[Python-Dev] RE: [Python-checkins] python/nondist/peps
pep-0323.txt, NONE, 1.1 pep-0000.txt, 1.254, 1.255
Alex Martelli
aleaxit at yahoo.com
Tue Oct 28 11:35:41 EST 2003
On Tuesday 28 October 2003 04:15 pm, Guido van Rossum wrote:
...
> > > Every attempt should be made for the two copies to return exactly the
> > > same stream of values. This is the pure tee() semantics.
> >
> > Yes, but iterators that run on underlying containers don't guarantee,
> > in general, what happens if the container is mutated while the iteration
> > is going on -- arbitrary items may end up being skipped, repeated, etc.
> > So, "every attempt" is, I feel, too strong here.
>
> Maybe.
>
> I agree that for list and dict iterators, if the list is mutated, this
> warrantee shall be void.
OK, noticed -- and I'll clarify the PEP about this, thanks.
> But I strongly believe that cloning a random iterator should cause two
> identical streams of numbers, not two different random streams. If
> you want two random streams you should create two independent
> iterators. Most random number generators have a sufficiently small
> amount of state that making a copy isn't a big deal. If it is hooked
> up to an external source (e.g. /dev/random) then I'd say you'd have to
> treat it as a file, and introduce explicit buffering.
I really truly REALLY like this. I _was_ after all the one who lobbied
Tim to add getstate and setstate to random.py, back in the not-so-
long-ago time when I was a total Python newbie -- exactly because,
being a NOT-newbie consumer of pseudo-random streams, I loathed and
detested the pseudo-random generators that didn't allow me to reproduce
experiments in this way.
So, I entirely agree that if pseudo-random numbers are being consumed
through a "pseudo-random iterator" the copy should indeed step through
just the same numbers. Again, this will get in the PEP -- *thanks*!
Btw, random.py doesn't seem to supply pseudo-random iterators --
easy to make e.g. with iter(random.random, None) [assuming you
want a nonterminating one], but that wouldn't be copyable. Should
something be done about that...?
And as for NON-pseudo random numbers, such as those supplied
by /dev/random and other external sources, yes, of course, they
should NOT be copy'able -- best to let tee() work on them by
making its buffer, or else wrap them in a buffer-to-file way if one
needs to "snapshot" the sequence then re-"generate" a lot of it
later for reproducibility purposes. I.e., absolute agreement.

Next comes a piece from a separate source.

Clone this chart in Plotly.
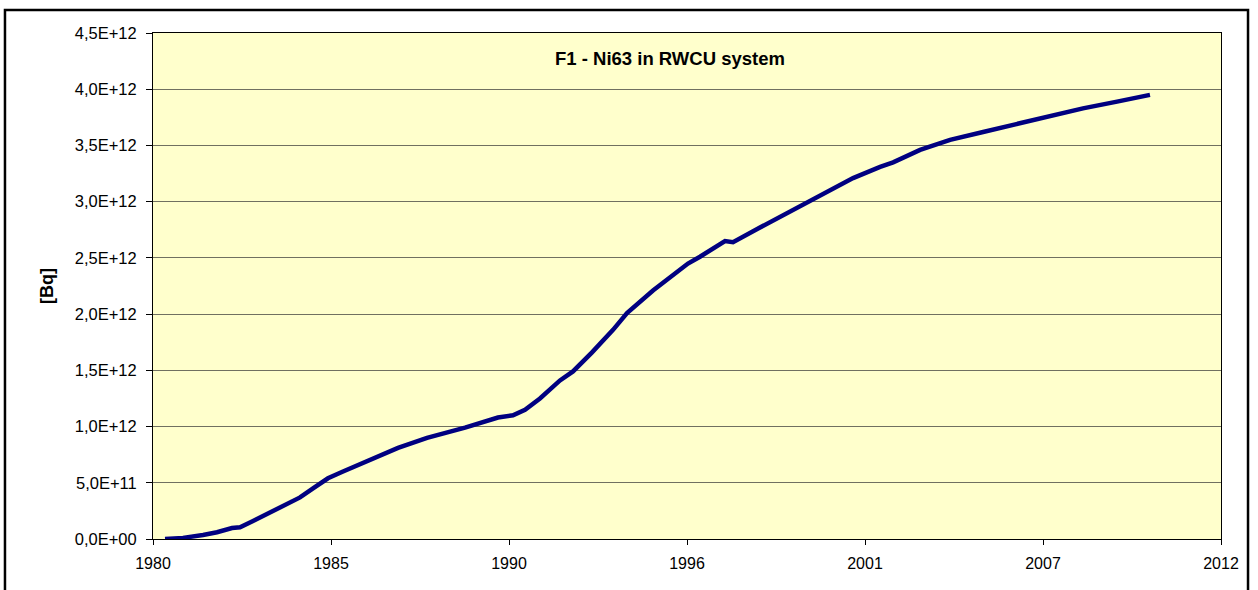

> > deepcopy exists for those cases where one is ready to pay a hefty
> > price for guarantees of "decoupling", after all.
>
> But I don't propose that iterators support __deepcopy__. The use case
> is very different.
Yes, the use case of __deepcopy__ is indeed quite different (and
to be honest it doesn't appear in my actual experience -- I can "imagine"
some as well as the next man, but they'd be made out of whole cloth:-).
But I was under the impression that you wanted them in PEP 323 too?
Maybe I misunderstood your words. Should I take them out of PEP 323?
In that case somebody else can later PEP that if they want, and I can
basically wash my hands of them -- what do you think?